Simple equalities and inequalities are the best, while the EXISTS pattern is very effective for filtering based on normalized relations, i.e., columns in other tables not included in the base query, which can avoid expensive joins and terminate early with minimal data movement:
exists_condition = exists( select(literal(1)) .select_from(RelatedTable) .where( and_( RelatedTable.userId == User.id, RelatedTable.filterColumn.in_(filter_values) ) ) ) stmt = stmt.where(exists_condition) WHERE EXISTS ( SELECT 1 FROM "RelatedTable" rt WHERE rt.user_id = u.id AND rt.filter_column IN (:values) )
You can also denormalize the most commonly used data by including the columns which are most frequently filtered over in, for example, the same table with the embedding, so that the WHERE conditions can be made up only of the simplest, direct comparisons. This can help radically simplify the query and therefore guide the query planner to use the vector index almost always, when there are no alternative paths apart from choosing different indexes for the same table.
8. Always use EXPLAIN (ANALYZE, BUFFERS, VERBOSE, COSTS, TIMING) for thorough analysis
Use this to understand the queries built by the query planner and ensure that the HNSW index is correctly utilized. The query planner may sometimes skip the vector index even for perfectly optimized queries depending on the selectivity of the provided parameters. It is thus important to test the filters in isolation with only the vector index, with values of high and low selectivity to see that their specific implementations are compatible with iterative scan and only then test all the filters together.
The more different filters you use for the same query, the less you should expect the vector index to be utilized, even if they are all individually compatible with it, because the added complexity provides the query planner many more routes to take. You can nudge these by adjusting the cost estimations of different read operations on a database level, but I would be wary of touching these unless you know exactly what you are doing and what the hardware on which your database is running on is capable of.

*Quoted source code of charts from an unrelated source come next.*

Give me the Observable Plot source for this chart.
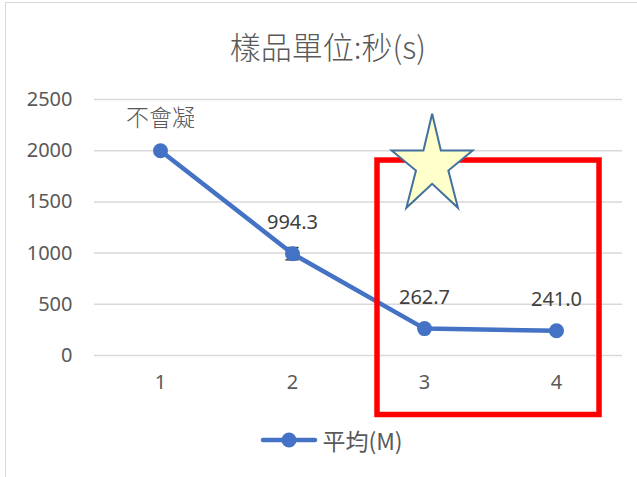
<!DOCTYPE html>
<html>
<head>
<meta charset="utf-8">
<script src="https://cdn.jsdelivr.net/npm/d3@7"></script>
<script src="https://cdn.jsdelivr.net/npm/@observablehq/plot@0.6"></script>
<style>
  html, body { margin: 0; padding: 0; background: #fff; }
  body { width: 637px; height: 477px; overflow: hidden; position: relative;
         font-family: "Noto Sans", "Noto Sans CJK TC", sans-serif; }
  #frame { position: absolute; left: 5px; top: 2px; width: 700px; height: 600px;
           border-left: 1.5px solid #D9D9D9; border-top: 1.5px solid #D9D9D9; }
  #title { position: absolute; left: 0; top: 28px; width: 656px; text-align: center;
           font-family: "Noto Sans CJK TC", sans-serif; font-weight: 300;
           font-size: 31px; line-height: 36px; color: #595959; }
  #chart { position: absolute; left: 0; top: 80px; }
  #legend { position: absolute; left: 0; top: 425px; width: 663px; height: 30px;
            display: flex; justify-content: center; align-items: center;
            font-family: "Noto Sans CJK TC", sans-serif; font-size: 23px; color: #595959; }
  #legend svg { margin-right: 4px; }
</style>
</head>
<body>
<div id="frame"></div>
<div id="title">樣品單位:秒(s)</div>
<div id="chart"></div>
<div id="legend"></div>
<script>
// ---- data ----
const categories = [1, 2, 3, 4];
const averages = [2000, 994.3, 262.7, 241.0];
const labels = ["不會凝", "994.3", "262.7", "241.0"];
const errorLow = [null, 934.3, null, null];
const errorHigh = [null, 1054.3, null, null];
const yTicks = [0, 500, 1000, 1500, 2000, 2500];
const seriesName = "平均(M)";
// annotation (in data units)
const boxX = [2.644, 4.326];
const boxY = [-581, 1904];
const starPos = [3.058, 1904];

const data = categories.map((c, i) => ({x: c, y: averages[i], label: labels[i], lo: errorLow[i], hi: errorHigh[i]}));
const errs = data.filter(d => d.lo != null);

const starSymbol = {
  draw(ctx) {
    const pts = [[0,-46.7],[8.7,-10],[40.5,-10],[16.2,10],[25.8,47.3],[0,23.3],[-25.8,47.3],[-16.2,10],[-40.5,-10],[-8.7,-10]];
    ctx.moveTo(pts[0][0], pts[0][1]);
    for (let i = 1; i < pts.length; i++) ctx.lineTo(pts[i][0], pts[i][1]);
    ctx.closePath();
  }
};

const blue = "#4472C4";
const fmt = d => String(d);
const plot = Plot.plot({
  width: 637,
  height: 345,
  marginLeft: 94,
  marginRight: 15,
  marginTop: 19,
  marginBottom: 70,
  style: {fontFamily: '"Noto Sans", "Noto Sans CJK TC", sans-serif', background: "transparent", overflow: "visible"},
  x: {domain: [0.5, 4.5], label: null},
  y: {domain: [0, 2500], label: null},
  marks: [
    Plot.ruleY(yTicks, {stroke: "#D9D9D9", strokeWidth: 1.5}),
    Plot.axisY({ticks: yTicks, tickFormat: fmt, tickSize: 0, tickPadding: 22, fontSize: 20, fill: "#595959", label: null}),
    Plot.axisX({ticks: categories, tickFormat: fmt, tickSize: 0, tickPadding: 19, fontSize: 20, fill: "#595959", label: null}),
    Plot.ruleX(errs, {x: "x", y1: "lo", y2: "hi", stroke: "#404040", strokeWidth: 1.5}),
    Plot.ruleY(errs, {y: "lo", x1: d => d.x - 0.05, x2: d => d.x + 0.05, stroke: "#404040", strokeWidth: 1.5}),
    Plot.ruleY(errs, {y: "hi", x1: d => d.x - 0.05, x2: d => d.x + 0.05, stroke: "#404040", strokeWidth: 1.5}),
    Plot.line(data, {x: "x", y: "y", stroke: blue, strokeWidth: 4.5, strokeLinejoin: "round", strokeLinecap: "round"}),
    Plot.dot(data, {x: "x", y: "y", r: 7.5, fill: blue}),
    Plot.text(data.slice(1), {x: "x", y: "y", text: "label", dy: -31, fontSize: 20, fill: "#404040"}),
    Plot.text(data.slice(0, 1), {x: "x", y: "y", text: "label", dy: -32, fontSize: 23, fill: "#595959",
      fontFamily: '"Noto Sans CJK TC", sans-serif', fontWeight: 300}),
    Plot.rect([{}], {x1: () => boxX[0], x2: () => boxX[1], y1: () => boxY[0], y2: () => boxY[1], fill: "none", stroke: "#FF0000", strokeWidth: 5.5}),
    Plot.dot([{}], {x: () => starPos[0], y: () => starPos[1], r: 10, symbol: starSymbol, fill: "#FFFFCC", stroke: "#41719C", strokeWidth: 2})
  ]
});
document.getElementById("chart").appendChild(plot);

// legend
const leg = document.getElementById("legend");
leg.innerHTML = `<svg width="58" height="20"><line x1="3" y1="10" x2="55" y2="10" stroke="${blue}" stroke-width="4.5" stroke-linecap="round"/><circle cx="29" cy="10" r="7.5" fill="${blue}"/></svg><span>${seriesName}</span>`;
</script>
</body>
</html>
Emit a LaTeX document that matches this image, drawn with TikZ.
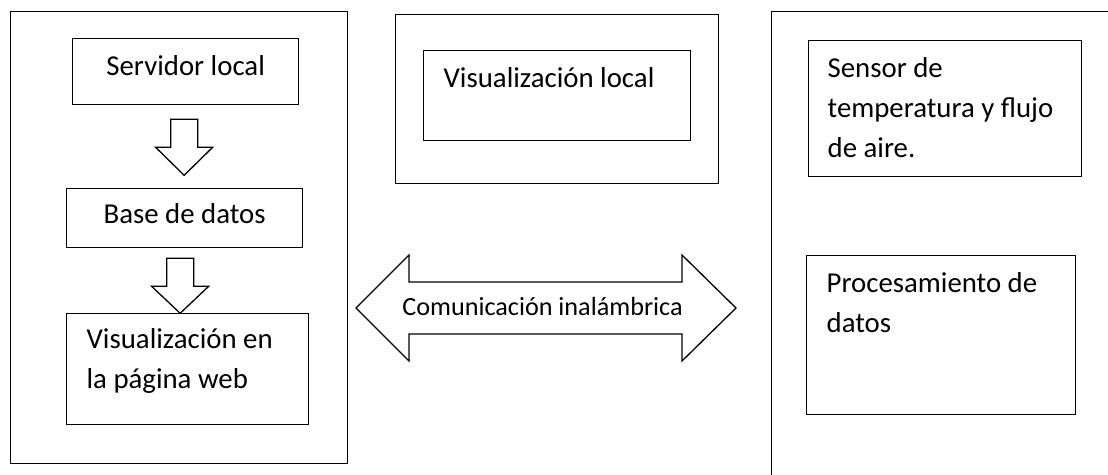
\documentclass[tikz,border=0pt]{standalone}
\usepackage{fontspec}
\setmainfont{Carlito}
\usetikzlibrary{calc}

\begin{document}
\begin{tikzpicture}[
    x=1pt, y=-1pt,
    grp/.style = {draw, line width=1.3pt, inner sep=0pt, anchor=north west},
    blk/.style = {grp, font=\fontsize{28.8}{40}\selectfont, text height=37pt},
    izq/.style = {blk, align=flush left, inner xsep=20pt},
    flecha/.style = {draw, line width=1.3pt, line join=miter},
    rel/.style = {font=\fontsize{26.2}{30}\selectfont, anchor=base}
    ]
    \path[use as bounding box, clip] (0,0) rectangle (1108,474);
    % bloques grandes
    \node[grp, minimum width=337pt, minimum height=452pt] (lft) at (10,11) {};
    \node[grp, minimum width=323pt, minimum height=169pt] (mid) at (395,14) {};
    \node[grp, minimum width=400pt, minimum height=520pt] (rgt) at (771,11) {};
    % servidor
    \node[blk, minimum width=226pt, text depth=29pt] (srv) at (72,38) {Servidor local};
    \node[blk, minimum width=236pt, text height=35pt, text depth=24pt] (bd) at (66,188) {Base de datos};
    \node[izq, text width=202pt, text height=35pt, text depth=76pt] (web) at (66,313) {Visualización en\\la página web};
    % local
    \node[izq, text width=227pt, text depth=53pt] (loc) at (423,50) {Visualización local};
    % sensor
    \node[izq, inner xsep=19pt, text width=235pt, text depth=99pt] (sens) at (808,40) {Sensor de\\temperatura y flujo\\de aire.};
    \node[izq, text width=229pt, text depth=122pt] (proc) at (806,255) {Procesamiento de\\datos};
    \node[rel] (com) at (542.5,315) {Comunicación inalámbrica};
    % flechas
    \draw[flecha] ($(srv.south)+(-15,14)$) -- ++(27,0) -- ++(0,28) -- ++(15,0)
        -- ++(-28.5,28) -- ++(-28.5,-28) -- ++(15,0) -- cycle;
    \draw[flecha] ($(bd.south)+(-18,10)$) -- ++(27,0) -- ++(0,28) -- ++(15,0)
        -- ++(-28.5,27) -- ++(-28.5,-27) -- ++(15,0) -- cycle;
    \draw[flecha] ($(com.base)+(-186.5,-7)$) -- ++(53,-53) -- ++(0,27) -- ++(273,0)
        -- ++(0,-27) -- ++(54,53) -- ++(-54,53) -- ++(0,-27) -- ++(-273,0)
        -- ++(0,27) -- cycle;
\end{tikzpicture}
\end{document}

9. Vector quantization and table partitioning
Next steps for us include implementing vector compression and table partitioning, which I will be sure to write about when we get to it. Vector compression techniques such as binary-, scalar-, product- and rotational quantization enable anywhere from 4x to 32x smaller memory footprints for vector embeddings with different recall tradeoffs, speeding up computations and reducing necessary storage size. The vector dimensions can also be reduced by, for example, using the pgvector halfvec type, which can multiply those multipliers by further 2x. I will report back to what we discover when we get to it.